Sunday Musings What You Can Control

Happy Sunday Friends!

Hello from Washington DC and the AUSA Conference (Tomorrow) Here is 1 quote I’m musing, 2 Ideas, 3 of my favorite things from the week, and 1 question. If you find it useful or interesting, please feel free to forward this along to some friends or others!


One Quote I’m Musing

“When force of circumstance upsets your equanimity lose no time in recovering your self-control, and do not remain out of tune longer than you can help. Habitual recurrence to the harmony will increase your mastery of it.”

-Epictetus


The One Thing You Can Control, You

I read a lot. Something I don’t see often is real reflection from many authors beyond the ideal. In the interest of openness and transparency: Reflecting on the week, it wasn’t my favorite, or my best, I fell short of being the person philosophy would like us all to be. I let several things that were outside my control get under my skin.
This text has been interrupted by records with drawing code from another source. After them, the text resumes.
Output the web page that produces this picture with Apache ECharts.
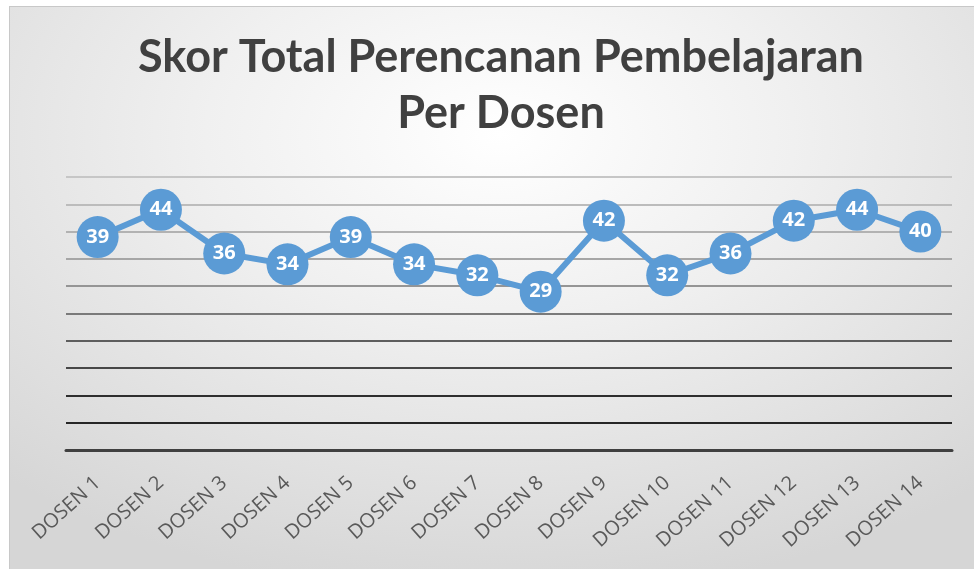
<!DOCTYPE html>
<html>
<head>
<meta charset="utf-8">
<script src="https://cdn.jsdelivr.net/npm/echarts@6/dist/echarts.min.js"></script>
<style>
html,body{margin:0;padding:0;background:#fff;width:974px;height:569px;overflow:hidden;}
#frame{position:absolute;left:9px;top:6px;width:980px;height:580px;border:1px solid #c8c8c8;
background:radial-gradient(ellipse 75% 80% at 50% 22%, #ffffff 0%, #f0f0f0 40%, #d6d6d6 100%);}
#chart{position:absolute;left:0;top:0;width:974px;height:569px;}
</style>
</head>
<body>
<div id="frame"></div>
<div id="chart"></div>
<script>
const titleText = 'Skor Total Perencanan Pembelajaran\nPer Dosen';
const categories = ['DOSEN 1','DOSEN 2','DOSEN 3','DOSEN 4','DOSEN 5','DOSEN 6','DOSEN 7','DOSEN 8','DOSEN 9','DOSEN 10','DOSEN 11','DOSEN 12','DOSEN 13','DOSEN 14'];
const scores = [39,44,36,34,39,34,32,29,42,32,36,42,44,40];
const yMin = 0, yMax = 50, yStep = 5;

const gridColors = ['#404040','#262626','#2e2e2e','#474747','#5e5e5e','#7a7a7a','#959595','#a6a6a6','#b2b2b2','#bcbcbc','#c6c6c6'];

const chart = echarts.init(document.getElementById('chart'), null, {renderer:'canvas'});
chart.setOption({
  backgroundColor: 'transparent',
  animation: false,
  title: {
    text: titleText,
    left: 496, top: 24, textAlign: 'center',
    textStyle: {fontFamily: 'Lato', fontWeight: 'bold', fontSize: 45, color: '#404040', lineHeight: 56}
  },
  grid: {left: 66, right: 22, top: 177, bottom: 119, containLabel: false},
  xAxis: {
    type: 'category', data: categories, boundaryGap: true,
    axisLine: {show: true, lineStyle: {color: '#404040', width: 3}},
    axisTick: {show: false},
    axisLabel: {rotate: 42, interval: 0, fontFamily: 'Open Sans', fontSize: 20, color: '#595959', margin: 30}
  },
  yAxis: {
    type: 'value', min: yMin, max: yMax, interval: yStep,
    axisLine: {show: false}, axisTick: {show: false}, axisLabel: {show: false},
    splitLine: {show: true, lineStyle: {color: gridColors, width: 2}}
  },
  series: [{
    type: 'line', data: scores,
    symbol: 'circle', symbolSize: 42,
    lineStyle: {color: '#5b9bd5', width: 6},
    itemStyle: {color: '#5b9bd5'},
    label: {show: true, position: 'inside', color: '#ffffff', fontFamily: 'Open Sans', fontWeight: 'bold', fontSize: 20}
  }]
});
</script>
</body>
</html>
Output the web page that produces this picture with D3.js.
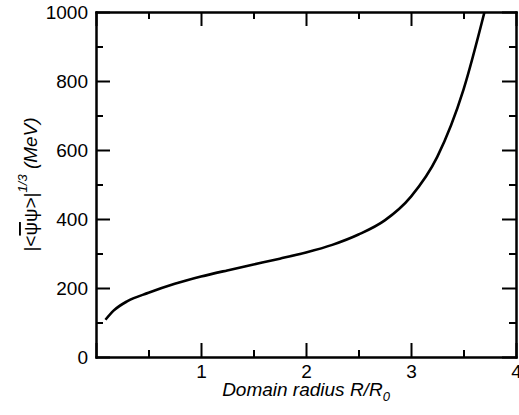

I allowed, as Epictetus would say, “My mind to be a slave, jerked about…” of how I performed, I gave into some frustration. Not the best. Then again, we aren’t perfect all the time.

So, first, public apology to my wife. I was frustrated over the week, it boiled into the weekend and weekend prep. I’m Sorry.

Second, there’s more to learn from failure than success, and honest reflection is one of the best ways I have found (the Stoics too) to truly learn and improve.

For everyone, if you can’t acknowledge your faults, you can’t work on them. Work on them.

Which brings us into my thoughts this week.

Everyone who reads this has absolute control over one thing. You control your performance.

You can’t control what your coworkers do, you control how you perform.

You can’t control what people say about you behind your back, you control how you act.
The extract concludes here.